Что касается Сысоева, то он работник очень хороший, но на том заводе в десять раз нужнее, чем здесь, так как он отвечает за работу двенадцати тысяч станков. Другого такого главного механика в короткий срок не найти.
Так что, с моей точки зрения, вы товарища Берия дезинформируете и пишете, простите меня за грубость, чистую чушь.
Ткаченко сложил бумажку, положил в карман и куда-то уехал».
Было это часа в три-четыре дня. Новиков занимался текущими делами. Думал, конечно, о том, что там этот чудак на букву «м» отправил в Москву, но опять же, обратите внимание, как он разговаривал с проверяющим — генерала-чекиста он совершенно не боялся.
Вот что было дальше.
«Уже после трех часов ночи раздается звонок по ВЧ.
— Новиков?
—Да!
— Здравствуй, говорит Берия. Кто у тебя эти начальники цехов… как их… Викторов и Афанасьев?
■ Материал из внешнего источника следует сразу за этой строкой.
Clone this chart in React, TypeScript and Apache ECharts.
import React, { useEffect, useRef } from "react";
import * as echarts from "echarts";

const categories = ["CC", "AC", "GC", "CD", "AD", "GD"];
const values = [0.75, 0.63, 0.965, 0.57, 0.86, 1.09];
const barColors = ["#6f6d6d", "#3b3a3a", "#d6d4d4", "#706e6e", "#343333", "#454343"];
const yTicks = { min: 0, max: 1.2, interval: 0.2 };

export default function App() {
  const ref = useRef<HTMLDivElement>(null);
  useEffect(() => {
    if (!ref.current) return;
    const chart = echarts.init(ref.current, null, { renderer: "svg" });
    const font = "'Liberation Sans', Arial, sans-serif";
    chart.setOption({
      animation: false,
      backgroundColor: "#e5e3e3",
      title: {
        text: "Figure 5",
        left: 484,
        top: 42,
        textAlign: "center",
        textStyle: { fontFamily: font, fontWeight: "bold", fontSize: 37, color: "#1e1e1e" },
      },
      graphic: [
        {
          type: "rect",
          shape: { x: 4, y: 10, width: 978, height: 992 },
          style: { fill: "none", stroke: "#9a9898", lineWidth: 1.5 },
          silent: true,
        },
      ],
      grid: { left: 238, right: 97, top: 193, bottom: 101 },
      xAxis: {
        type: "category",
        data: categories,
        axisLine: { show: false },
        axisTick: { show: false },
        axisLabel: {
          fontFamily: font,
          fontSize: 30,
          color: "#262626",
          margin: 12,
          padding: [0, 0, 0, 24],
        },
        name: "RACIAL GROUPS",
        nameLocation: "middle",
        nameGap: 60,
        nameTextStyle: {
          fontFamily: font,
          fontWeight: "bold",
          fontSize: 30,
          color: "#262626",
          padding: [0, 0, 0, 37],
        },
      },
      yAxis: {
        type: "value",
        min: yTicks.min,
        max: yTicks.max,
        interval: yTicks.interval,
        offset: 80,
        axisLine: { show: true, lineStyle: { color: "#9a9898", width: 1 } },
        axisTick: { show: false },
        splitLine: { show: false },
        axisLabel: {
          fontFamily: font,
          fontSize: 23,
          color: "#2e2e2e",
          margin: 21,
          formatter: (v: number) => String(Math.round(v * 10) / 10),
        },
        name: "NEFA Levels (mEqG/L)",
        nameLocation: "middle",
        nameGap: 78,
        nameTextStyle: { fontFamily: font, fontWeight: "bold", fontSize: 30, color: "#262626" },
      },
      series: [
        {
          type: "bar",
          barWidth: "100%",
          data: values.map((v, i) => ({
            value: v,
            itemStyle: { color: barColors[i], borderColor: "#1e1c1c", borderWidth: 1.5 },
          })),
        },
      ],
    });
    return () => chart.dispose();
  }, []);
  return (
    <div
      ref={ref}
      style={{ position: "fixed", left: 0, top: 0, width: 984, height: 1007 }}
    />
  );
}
Я объяснил, что это очень хорошие товарищи, молодые, работают с энтузиазмом, программу выполняют. Я к ним никаких претензий не имею.
— А как Дубовой работает?
Я сказал, что очень старается, а я у него хорошая подмога, во всяком случае, все делаю, чтобы на заводе все было нормально.
— А кто такой Сысоев?
Я объяснил важность фигуры главного механика на таком гиганте, как завод № 14.
— Слушай, а где Ткаченко?
В этот момент Ткаченко появляется в дверях.
Я отвечаю:
— Он куда-то уходил, а сейчас вот появился в дверях.
— Дай ему трубку.
Ткаченко берет трубку. Дальше слышу через каждые три-четыре слова такой мат, что… Короче, смысл сводился к следующему: «Я зачем тебя, сволочь такая, посылал к Новикову — шпионить за ним или помогать ему? За твою телеграмму ты, такая-то б…, подлежишь расстрелу. Я до тебя доберусь. Не тем делом ты занялся, я тебя помогать послал, а ты чем занимаешься? По привычке кляузы разводишь на хороших работников? Расстреляю».
Ткаченко стоит не бледный, а синий и-только бормочет бесконечно: «Слушаюсь, товарищ нарком».